METETC_191220_200
Existing comment: Parmigianino and the Beginnings of Etching in Italy

A leading proponent of the Mannerist style and one of the most talented draftsmen of his generation, Francesco Parmigianino was the first Italian artist to fully exploit the possibilities of etching. During his short stay in Bologna between 1527 and 1530, he became deeply involved in printmaking, executing etchings and creating designs for chiaroscuro woodcuts. The appetite for his drawings among a new, sophisticated class of collector provided the main stimulus for his short career as a printmaker. Numbering only eighteen, his delicate, mostly small-scale etchings were immensely influential and widely admired by artists and collectors for their technical skill and exquisite figural compositions.
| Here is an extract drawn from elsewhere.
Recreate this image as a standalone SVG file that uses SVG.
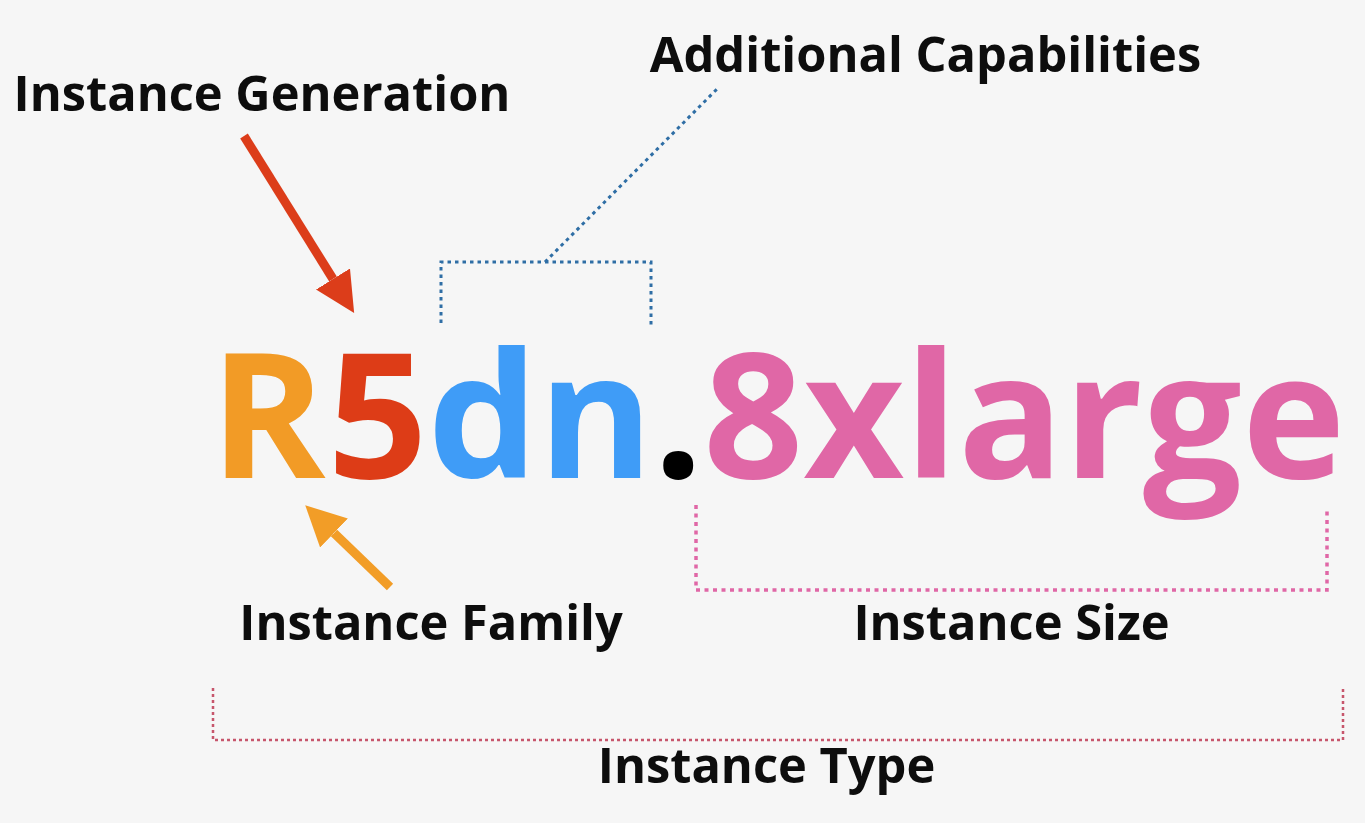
<svg xmlns="http://www.w3.org/2000/svg" width="1365" height="823" viewBox="0 0 1365 823">
<style>
.lbl{font-family:"Open Sans","Noto Sans","Liberation Sans",sans-serif;font-weight:700;font-size:48.8px;fill:#0d0d0d;text-anchor:middle}
.big{font-family:"Open Sans","Noto Sans","Liberation Sans",sans-serif;font-weight:700;font-size:175px}
.dotb{fill:none;stroke:#2F6EA5;stroke-width:3;stroke-dasharray:3.5 4}
.dotp{fill:none;stroke:#E067A6;stroke-width:3.5;stroke-dasharray:4 4.5}
.dott{fill:none;stroke:#C7566C;stroke-width:2.5;stroke-dasharray:3 3}
</style>
<defs>
<marker id="headR" markerUnits="userSpaceOnUse" markerWidth="44" markerHeight="44" refX="0" refY="22" orient="auto" viewBox="0 0 44 44"><path d="M0,2 L40,22 L0,42 z" fill="#DC3D1A"/></marker>
<marker id="headO" markerUnits="userSpaceOnUse" markerWidth="44" markerHeight="44" refX="0" refY="22" orient="auto" viewBox="0 0 44 44"><path d="M0,2 L40,22 L0,42 z" fill="#F29D27"/></marker>
</defs>
<rect width="1365" height="823" fill="#F6F6F6"/>
<g id="word">
<text class="big" x="210" y="478"><tspan fill="#F29B26">R</tspan><tspan fill="#DD3C17" dx="2">5</tspan><tspan fill="#3F9CF7">dn</tspan><tspan fill="#000">.</tspan><tspan fill="#E067A6">8xlarge</tspan></text>
</g>
<g id="label-generation"><text class="lbl" x="262" y="111">Instance Generation</text></g>
<g id="label-capabilities"><text class="lbl" x="925.5" y="72">Additional Capabilities</text></g>
<g id="label-family"><text class="lbl" x="431" y="640">Instance Family</text></g>
<g id="label-size"><text class="lbl" x="1011.5" y="640">Instance Size</text></g>
<g id="label-type"><text class="lbl" x="766.5" y="783">Instance Type</text></g>
<g id="connectors">
<line x1="244" y1="136" x2="333" y2="279" stroke="#DC3D1A" stroke-width="9" marker-end="url(#headR)"/>
<line x1="390" y1="587" x2="334" y2="533" stroke="#F29D27" stroke-width="9" marker-end="url(#headO)"/>
<path class="dotb" d="M441,323 V262 H651 V327"/>
<path class="dotb" d="M545,262 L718,88"/>
<path class="dotp" d="M696,505 V590 H1327 V507"/>
<path class="dott" d="M213,688 V740 H1343 V688"/>
</g>
</svg>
The ingenuity and elegant draftsmanship of his etchings continued to be appreciated in subsequent centuries, earning him the title of the first true "painter-etcher." Furthermore, his experiments with colored inks, plate tone, and pairing of etching with woodcut mark him as one of the great pioneers of the print medium.

In the years immediately following Parmigianino's departure from Bologna, a handful of artists, including Bartolomeo Passarotti and Giulio Bonasone, continued to practice etching in the city, but it was further north in the Veneto that the medium saw its greatest flourishing in Italy.